Перед обыском они еще мало что понимали, очень боялись моего гигантского сенбернара, купили элениум, чтобы его усыпить. Тор, не видевший меня трое суток, был очень возбужден, но давать ему больше трех таблеток элениума я отказался, сказав, что его действие на собак никогда не проверялось, я убивать свою собаку не буду — если хотите сами начинайте стрельбу. Стрелять днем в тихом городе они не хотели, но и я понимал, что от обыска они не откажутся и меня первым в дом не впустят. Надо было как-то кончать это стояние у дома, Тор очень волновался и бегал от окон в комнате к окнам на террасе и я согласился постоять с ним у окна на террасе (Тор спокойно открывал все двери), а гордые гэбисты пусть лезут в окна в большой моей комнате. Они действительно залезли, заперлись, спасаясь от Тора, я вошел на террасу, взял его на поводок и обыск начался.
Пластиковую пластинку для переговоров, когда нельзя было говорить вслух, найденную ими в коробке с детскими игрушками, они либерально не стали изымать. В доме было много книг. Правда старых, а не эмигрантских, много моих рукописей и им казалось, что все это большой их улов. Но я-то знал, что ничего, кроме второй части «статьи редактора» на письменном столе, смысл которой им был пока непонятен, они не нашли. Тайник обнаружен не был. Хоть они и полезли в подпол, но Федина кирпичная кладка показалась вполне убедительной, а разбирать грязные сапоги на его крышке, конечно, не стали. В кухне, среди батареек для фонарика была одна, заполненная скрученными пленками фото копий всех бюллетеней. Когда стемнело, я сказал, что надо пойти в туалет, взял именно эту батарейку и почти на глазах не понимавшего гэбиста, выбросил ее в дерьмо.
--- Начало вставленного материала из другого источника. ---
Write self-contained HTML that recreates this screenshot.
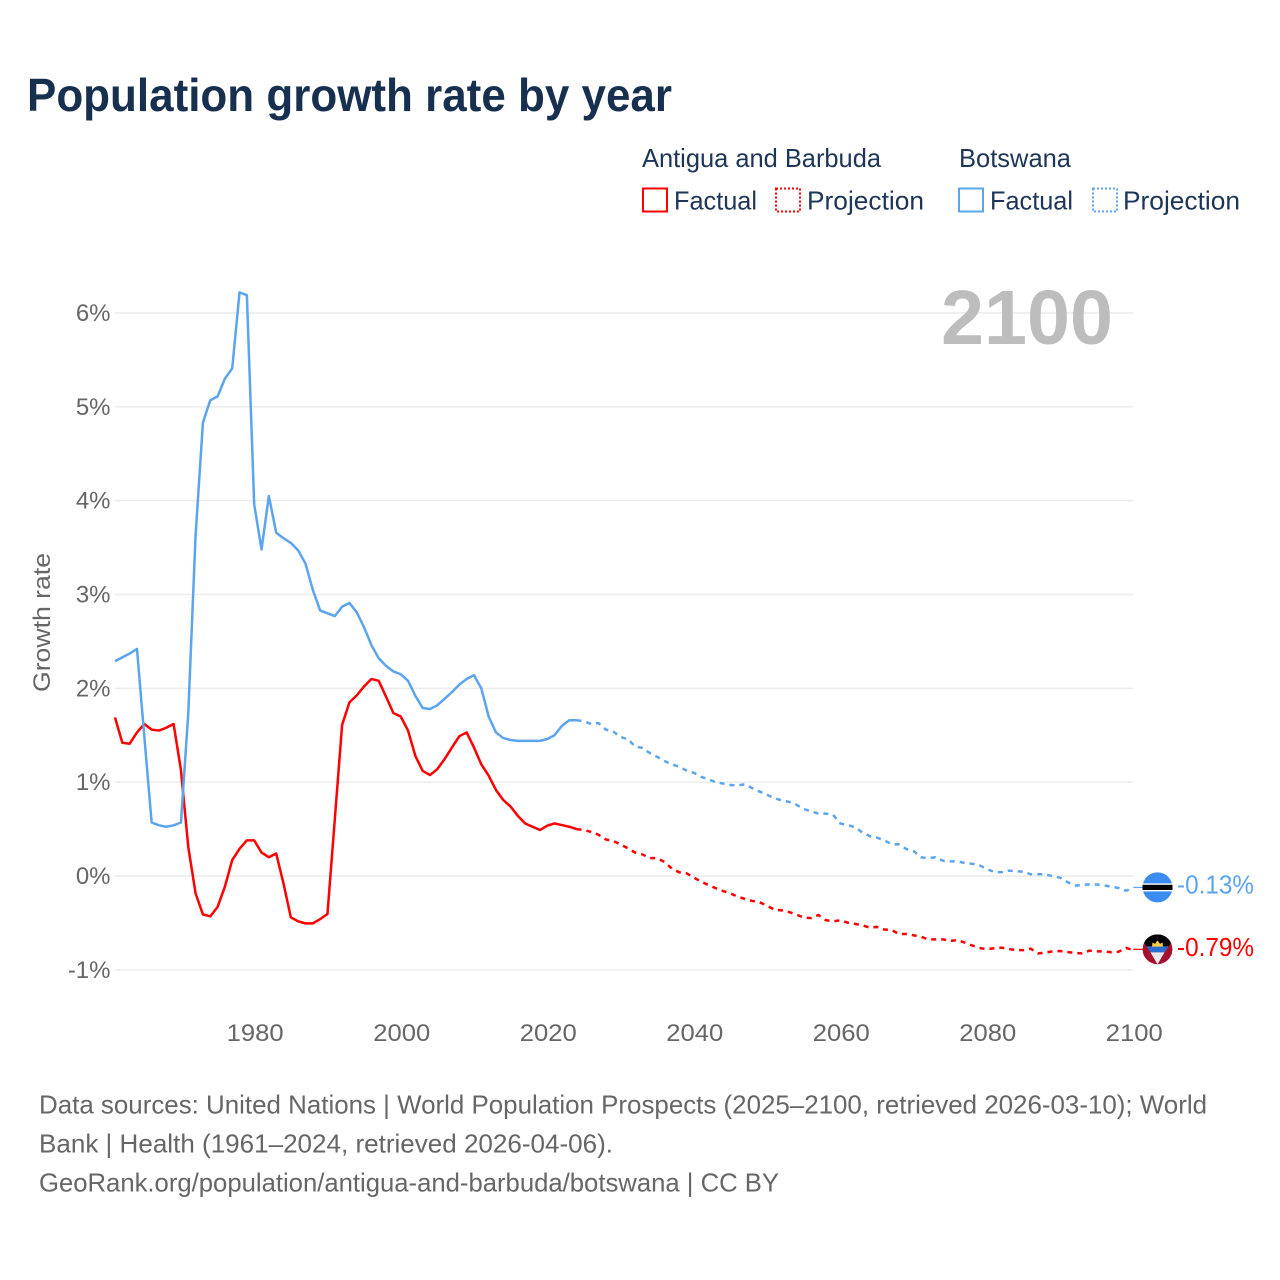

Мне было сказано, что на обыск в Москву меня не повезут, так как это не моя квартира. Я согласился, но попросил, как выяснилось моего куратора из Обнинска, очень гордого тем, что руководит обыском (для вида был и следователь прокуратуры), а я запуганный, даже не заставляю его назвать свою фамилию и звание, передать записку жене, где иносказательно писал, что материалы из тайника все же надо увезти. «Куратор» передал записку Томе.
Дальше были два довольно спокойных месяца. Пока мои следователи и оперативники разбирались в том, что материалы обысков им ничего не дают, я развлекался тем, что писал жалобы в Генеральную прокуратуру о своем предыдущем деле. До этого я написал множество кассационных жалоб по чужим делам за восемь лет, но ни разу, хотя понимал, как много откровенного бреда в первом моем приговоре не написал жалобы по своему делу. Останавливали меня и рассказы мамы о том, как вывозя очень дорогую нашу мебель сотрудники КГБ совершенно ее не стесняясь делили вещи между собой и полное непонимание того куда и к кому попала остальная коллекция. Помня только о довоенном и сталинском опыте, когда профессор Оксман в 1939 году откупался от своего следователя автографами Пушкина, зная о «внутренних распределителях» КГБ вещей арестованных, я боялся, что картины наши уже разошлись по чьим-то рукам и желая оставить их у себя, мне сфабрикуют новое дело, вместо того, чтобы пересмотреть старое. На самом деле куда-то бесследно исчезли, кроме мебели и книг только картины европейских мастеров, все остальное попало в десяток различных музеев, но я тогда этого не знал. Зато сейчас я уже и без того был в тюрьме, бояться было нечего и я писал демагогические заявления о том, что бесспорным доказательством моей невиновности в 1975 году было, к примеру то, что сидевший со мной в одной камере оперативный сотрудник КГБ Лаврентий Аваян не только уговаривал меня сотрудничать с КГБ, но и предлагал мне за это дачу в Красногорске и возможность зарабатывать большие деньги. А разве человеку виновному, преступнику, могли бы предлагать работу в КГБ, — патетически вопрошал я.
Недели через две оказалось, что генеральный прокурор СССР — это один из моих следователей, который предъявил мне справку о том, что сотрудника по фамилии Аваян в КГБ нет, а дойдя до предложений и обещаний, которые мне давались, коротко заметил:
— Да все равно бы обманули.
— А я не проверял, — сказал я в ответ.